Como percebe a recepção dessa idéia por parte das editoras?

Para as editoras convencionais, para as grandes editoras esse é o tipo de debate que não interessa. No caso da minha editora, a Editora do Bispo, sempre estamos recebendo sinais aqui e acolá de que estamos fazendo uma grande bobagem, de que isso não vale a pena, de que esse debate não é interessante. Para eles, isso é um desastre. O que eu acho uma burrice. Eles vão continuar vendendo livros do mesmo jeito se liberarem conteúdo, ou até mais, já que os livros serão mais divulgados. O pior para eles é que isso vai rolar, não tem jeito. Isso aconteceu na música, vai acontecer na literatura.


A internet influencia no processo de criação da obra literária?

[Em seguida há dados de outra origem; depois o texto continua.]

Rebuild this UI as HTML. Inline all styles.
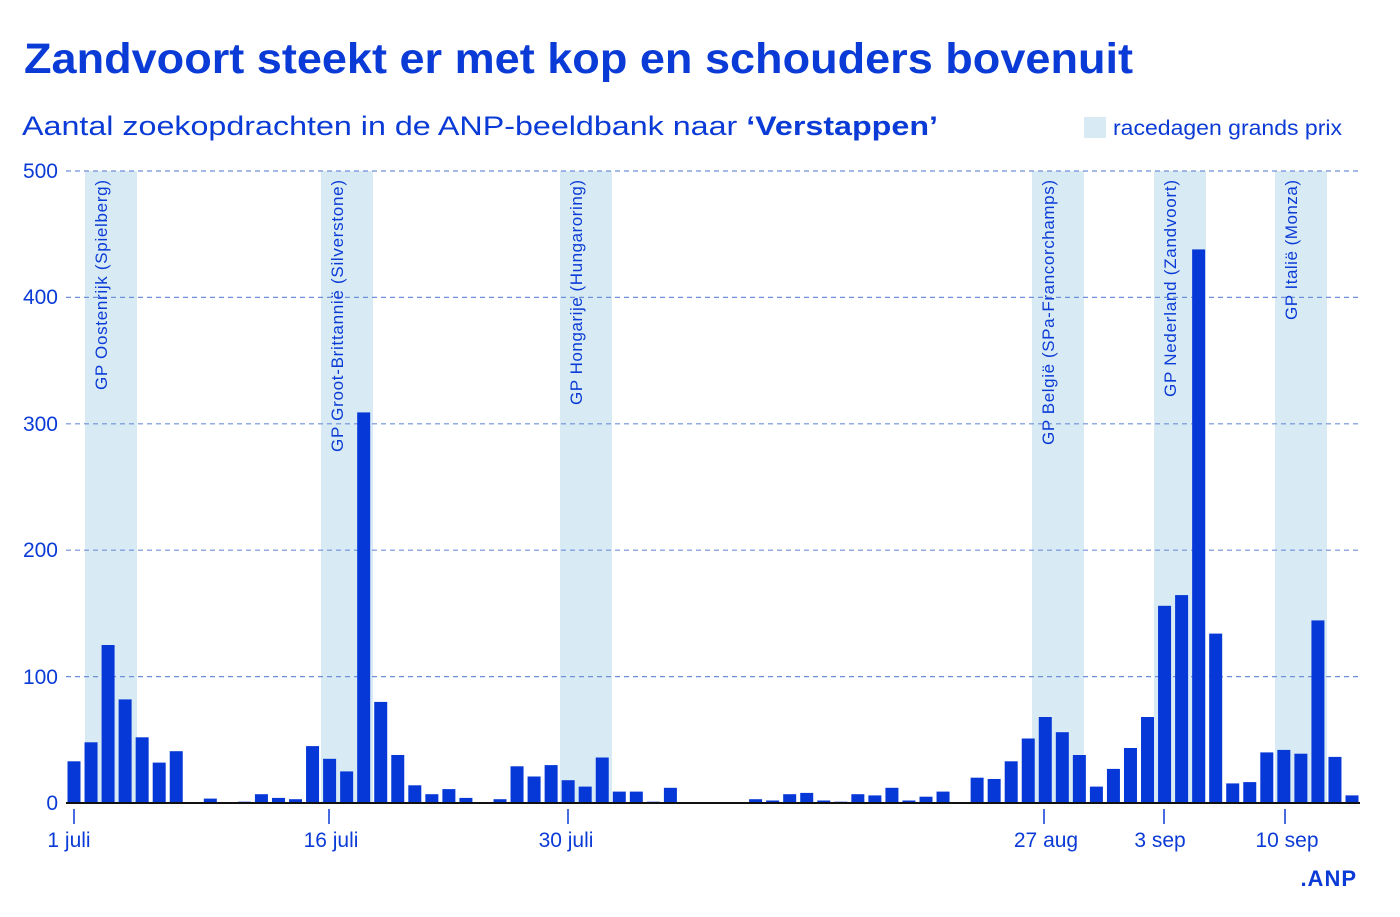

Eu acho que já existe uma certa escrita de blog, uma tendência literária própria. Não é obrigatoriamente nova, mas é mais confessional, que tem um tom de diário. Existe essa marca, essa pegada da literatura de blog. O mais interessante de tudo é a conversa diária com o seu leitor. Você posta um texto lá e tem resposta imediata. Você discute, briga, agradece. Isso é importantíssimo. Nos livros, como o Brasil lê pouco, a resposta é muito demorada. Às vezes você nem tem essa resposta. Você não sabe o rosto que tem e o que pensa o seu leitor. Na literatura postada, isso é sensacional porque na hora você fica sabendo como é o seu leitor, como ele reagiu a determinado tipo de texto.

Um livro de autor desconhecido tem uma tiragem média de mil exemplares, vende 100 ou 200 volumes na noite de lançamento… Uma tiragem de mil exemplares já é muito grande. Se você pegar as grandes editoras, a tiragem é de 3 mil exemplares. Quando se publica de forma independente, em uma pequena editora, são 500 exemplares em média…


Já no blog, esse mesmo texto terá 10 mil acessos…

Exatamente. Aquele texto alguém lê, indica para um amigo, que indica para outro. Ele circula.


Então, como fica essa história de que o Brasil lê pouco?

O Brasil lê pouco. Mesmo no mundo dos blogs, essa área literária é freqüentada por menos gente do que poderia ser. Quando uma gostosa posa nua, o site da Playboy tem um milhão de acessos. Já o número de acessos dos blogs em relação a esse outro tipo de conteúdo ainda é muito pequeno. O hábito de leitura em relação à literatura é pequeno no Brasil. E é pequeno por razões de educação. Não há hábito porque sequer há o domínio da leitura. Mesmo as pessoas que tiveram acesso a uma educação melhor, que têm condições econômicas favoráveis, não lêem tanto quanto poderiam ler.